= Problem to solve =
Exactly the lines from the line containing "Convert this chart to Altair code." through the line containing "base = alt.Chart(df)" are to be echoed, with both included and pictures left out.

=== Records for the exercise ===

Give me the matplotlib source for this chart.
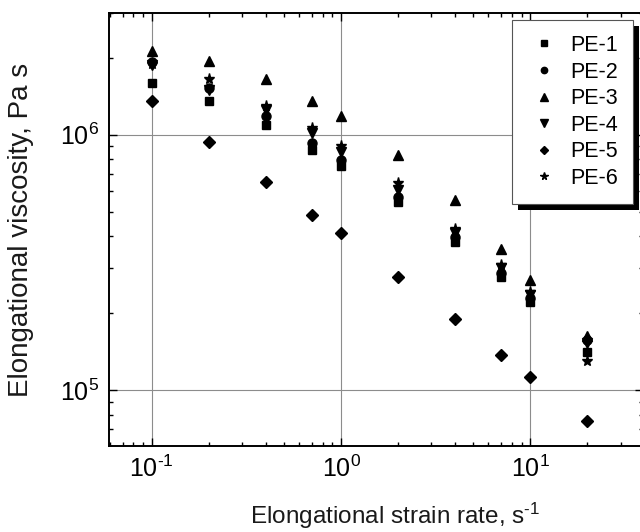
import matplotlib
matplotlib.use("Agg")
import matplotlib.pyplot as plt
import matplotlib.patheffects as pe
from matplotlib.ticker import FuncFormatter, LogLocator
import numpy as np

# strain rates, s^-1
rates = [0.1, 0.2, 0.4, 0.7, 1, 2, 4, 7, 10, 20]

# elongational viscosity, Pa s
pe1 = [1.60e6, 1.36e6, 1.09e6, 0.873e6, 0.756e6, 0.546e6, 0.380e6, 0.277e6, 0.221e6, 0.141e6]
pe2 = [1.93e6, 1.53e6, 1.18e6, 0.930e6, 0.798e6, 0.571e6, 0.398e6, 0.288e6, 0.230e6, 0.157e6]
pe3 = [2.13e6, 1.95e6, 1.66e6, 1.36e6, 1.18e6, 0.835e6, 0.556e6, 0.357e6, 0.270e6, 0.163e6]
pe4 = [1.87e6, 1.50e6, 1.25e6, 1.02e6, 0.858e6, 0.609e6, 0.413e6, 0.301e6, 0.236e6, 0.153e6]
pe5 = [1.35e6, 0.94e6, 0.654e6, 0.485e6, 0.413e6, 0.277e6, 0.190e6, 0.137e6, 0.1125e6, 0.0755e6]
pe6 = [1.90e6, 1.66e6, 1.30e6, 1.065e6, 0.906e6, 0.648e6, 0.428e6, 0.309e6, 0.242e6, 0.130e6]

labels = ["PE-1", "PE-2", "PE-3", "PE-4", "PE-5", "PE-6"]
series = [pe1, pe2, pe3, pe4, pe5, pe6]
markers = ["s", "o", "^", "v", "D", "*"]
sizes = [6, 6.5, 7.5, 7.5, 6, 8]

plt.rcParams["font.family"] = ["Liberation Sans", "DejaVu Sans"]
plt.rcParams["mathtext.fontset"] = "custom"
plt.rcParams["mathtext.rm"] = "Liberation Sans"
plt.rcParams["mathtext.it"] = "Liberation Sans"
plt.rcParams["mathtext.bf"] = "Liberation Sans"


def pow10(v, pos):
    e = int(round(np.log10(v)))
    if e < 0:
        return r"$10^{\text{-}%d}$" % (-e)
    return r"$10^{%d}$" % e


fig = plt.figure(figsize=(6.4, 5.32), dpi=100)
ax = fig.add_axes([109 / 640, 1 - 446 / 532, 534 / 640, 433 / 532])

for y, lab, m, ms in zip(series, labels, markers, sizes):
    ax.plot(rates, y, linestyle="none", marker=m, markersize=ms,
            color="black", label=lab)

ax.set_xscale("log")
ax.set_yscale("log")
ax.set_xlim(0.0594, 39.3)
ax.set_ylim(6.03e4, 3.0e6)
ax.xaxis.set_major_locator(LogLocator(base=10))
ax.xaxis.set_major_formatter(FuncFormatter(pow10))
ax.yaxis.set_major_formatter(FuncFormatter(pow10))

ax.grid(True, which="major", color="#8c8c8c", linewidth=0.8)
ax.set_axisbelow(True)

ax.tick_params(which="both", direction="in", top=True, right=True,
               labelsize=18, colors="black")
ax.tick_params(which="major", length=5.5, width=1, pad=7)
ax.tick_params(which="minor", length=3, width=1)
for s in ax.spines.values():
    s.set_linewidth(1.4)

ax.set_xlabel(r"Elongational strain rate, s$^{\text{-}1}$", fontsize=17.5,
              color="#1a1a1a")
ax.set_ylabel("Elongational viscosity, Pa s", fontsize=20, color="#1a1a1a")
ax.xaxis.set_label_coords(0.536, -0.127)
ax.yaxis.set_label_coords(-0.140, 0.5)

leg = ax.legend(loc="upper right", bbox_to_anchor=(0.981, 0.984),
                fontsize=15.5, markerscale=0.7, frameon=True, fancybox=False,
                framealpha=1, borderaxespad=0, labelspacing=0.26,
                handletextpad=0.4, borderpad=0.7, handlelength=1.6)
frame = leg.get_frame()
frame.set_facecolor("white")
frame.set_edgecolor("#555555")
frame.set_linewidth(0.8)
frame.set_path_effects([
    pe.SimplePatchShadow(offset=(4.3, -4.3), shadow_rgbFace="black", alpha=1),
    pe.Normal(),
])

fig.savefig("out.png", dpi=100)
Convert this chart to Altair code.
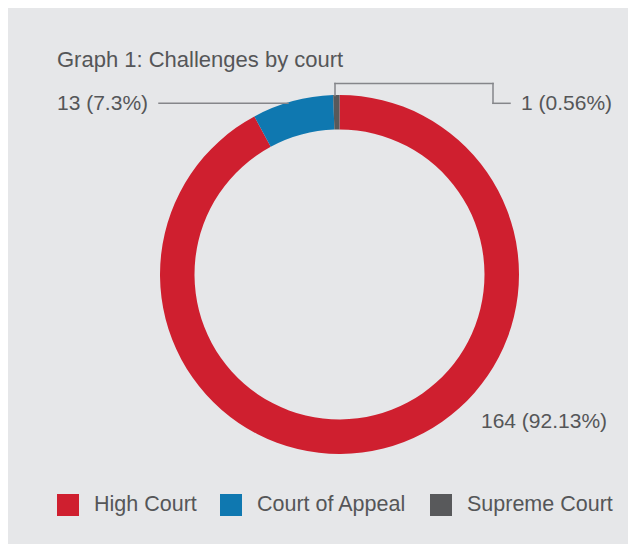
import altair as alt
import pandas as pd

# ---- data ----
courts = ["High Court", "Court of Appeal", "Supreme Court"]
counts = [164, 13, 1]
percents = ["92.13", "7.3", "0.56"]
colors = ["#cf1f2f", "#0f78b0", "#58595b"]

TEXT = "#555658"
LINE = "#85868a"
BG = "#e6e7e9"
FONT = "Liberation Sans"

df = pd.DataFrame({
    "court": courts,
    "count": counts,
    "order": list(range(len(courts))),
    "label": [f"{c} ({p}%)" for c, p in zip(counts, percents)],
})

base = alt.Chart(df)

arc = base.mark_arc(outerRadius=179.5, innerRadius=145).encode(
    theta=alt.Theta("count:Q", stack=True),
    order=alt.Order("order:Q"),
    color=alt.Color(
        "court:N",
        sort=courts,
        scale=alt.Scale(domain=courts, range=colors),
        legend=alt.Legend(
            title=None,
            orient="none",
            direction="horizontal",
            legendX=6,
            legendY=486,
            symbolType="square",
            symbolSize=484,
            symbolStrokeWidth=0,
            symbolOpacity=1,
            labelFont=FONT,
            labelFontSize=21.5,
            labelColor=TEXT,
            labelOffset=15,
            columnPadding=23,
        ),
    ),
)


def label_layer(court, x, y):
    return base.transform_filter(alt.datum.court == court).mark_text(
        align="left", baseline="alphabetic", font=FONT, fontSize=21, color=TEXT
    ).encode(x=alt.value(x), y=alt.value(y), text="label:N")


labels = [
    label_layer("Court of Appeal", 6, 102),
    label_layer("Supreme Court", 470, 102),
    label_layer("High Court", 430, 420),
]


def rule(court, x, x2, y, y2):
    return base.transform_filter(alt.datum.court == court).mark_rule(
        color=LINE, strokeWidth=1.5, strokeCap="square"
    ).encode(x=alt.value(x), x2=alt.value(x2), y=alt.value(y), y2=alt.value(y2))


leaders = [
    rule("Court of Appeal", 108, 237, 95.3, 95.3),
    rule("Supreme Court", 284, 284, 75.5, 87.5),
    rule("Supreme Court", 284, 442, 75.5, 75.5),
    rule("Supreme Court", 442, 442, 75.5, 95.3),
    rule("Supreme Court", 442, 459, 95.3, 95.3),
]

chart = alt.layer(arc, *leaders, *labels).properties(
    width=577,
    height=533,
    padding={"left": 43, "top": 0, "right": 0, "bottom": 3},
    autosize=alt.AutoSizeParams(type="none"),
    background=BG,
    title=alt.TitleParams(
        "Graph 1: Challenges by court",
        anchor="start",
        frame="group",
        orient="top",
        offset=0,
        baseline="alphabetic",
        dx=6,
        dy=81,
        font=FONT,
        fontSize=22,
        fontWeight="normal",
        color=TEXT,
    ),
).configure_view(strokeWidth=0)

chart.save("out.html", embed_options={"renderer": "svg", "actions": False})
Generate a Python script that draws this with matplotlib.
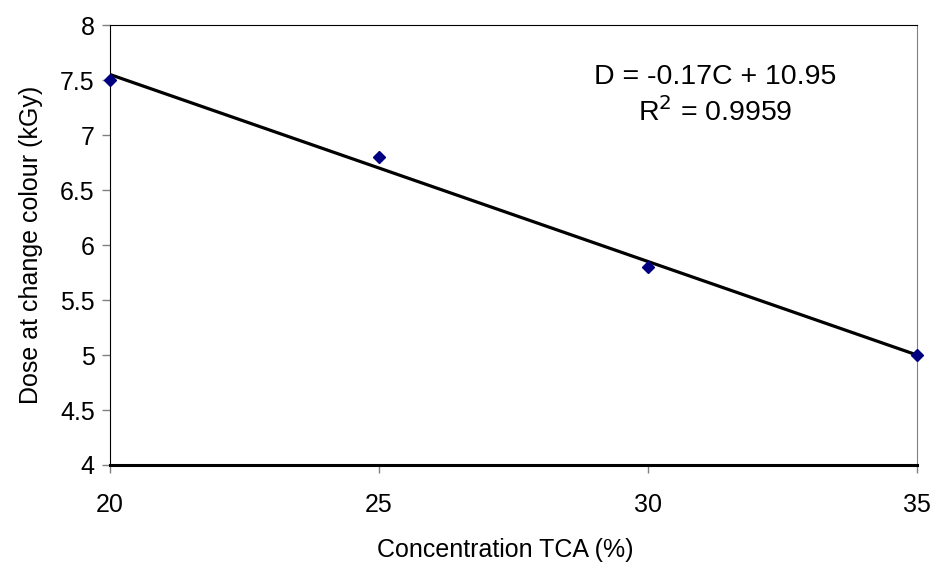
import numpy as np
import matplotlib.pyplot as plt

# 数据
conc = [20, 25, 30, 35]
dose = [7.5, 6.8, 5.8, 5.0]
x_ticks = [20, 25, 30, 35]
y_ticks = [4, 4.5, 5, 5.5, 6, 6.5, 7, 7.5, 8]

plt.rcParams['font.family'] = ['Liberation Sans', 'DejaVu Sans']

fig = plt.figure(figsize=(9.35, 5.62), dpi=100)
ax = fig.add_axes([0.1176, 0.1726, 0.8631, 0.7829])

# 线性拟合
slope, intercept = np.polyfit(conc, dose, 1)
xs = np.array([conc[0], conc[-1]])
ax.plot(xs, slope * xs + intercept, color='black', linewidth=2.3, zorder=2)
ax.plot(conc, dose, linestyle='none', marker='D', markersize=6.5,
        color='#000080', clip_on=False, zorder=3)

ax.set_xlim(20, 35)
ax.set_ylim(4, 8)
ax.set_xticks(x_ticks)
ax.set_yticks(y_ticks)
ax.set_yticklabels([f'{v:g}' for v in y_ticks])
ax.tick_params(axis='both', direction='out', length=6, width=1,
               color='#808080', labelsize=18, pad=5)
ax.tick_params(axis='x', pad=14)

ax.spines['top'].set_color('black')
ax.spines['left'].set_color('black')
ax.spines['bottom'].set_color('black')
ax.spines['bottom'].set_linewidth(2.2)
ax.spines['right'].set_color('#808080')

ax.set_xlabel('Concentration TCA (%)', fontsize=18)
ax.xaxis.set_label_coords(0.49, -0.165)
ax.set_ylabel('Dose at change colour (kGy)', fontsize=18, labelpad=12)

ax.text(0.75, 0.84, 'D = -0.17C + 10.95\nR$^2$ = 0.9959', transform=ax.transAxes,
        ha='center', va='center', fontsize=20.5, linespacing=1.3)

fig.savefig('out.png', dpi=100)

===

= Response to this exercise =
Convert this chart to Altair code.
import altair as alt
import pandas as pd

# ---- data ----
courts = ["High Court", "Court of Appeal", "Supreme Court"]
counts = [164, 13, 1]
percents = ["92.13", "7.3", "0.56"]
colors = ["#cf1f2f", "#0f78b0", "#58595b"]

TEXT = "#555658"
LINE = "#85868a"
BG = "#e6e7e9"
FONT = "Liberation Sans"

df = pd.DataFrame({
    "court": courts,
    "count": counts,
    "order": list(range(len(courts))),
    "label": [f"{c} ({p}%)" for c, p in zip(counts, percents)],
})

base = alt.Chart(df)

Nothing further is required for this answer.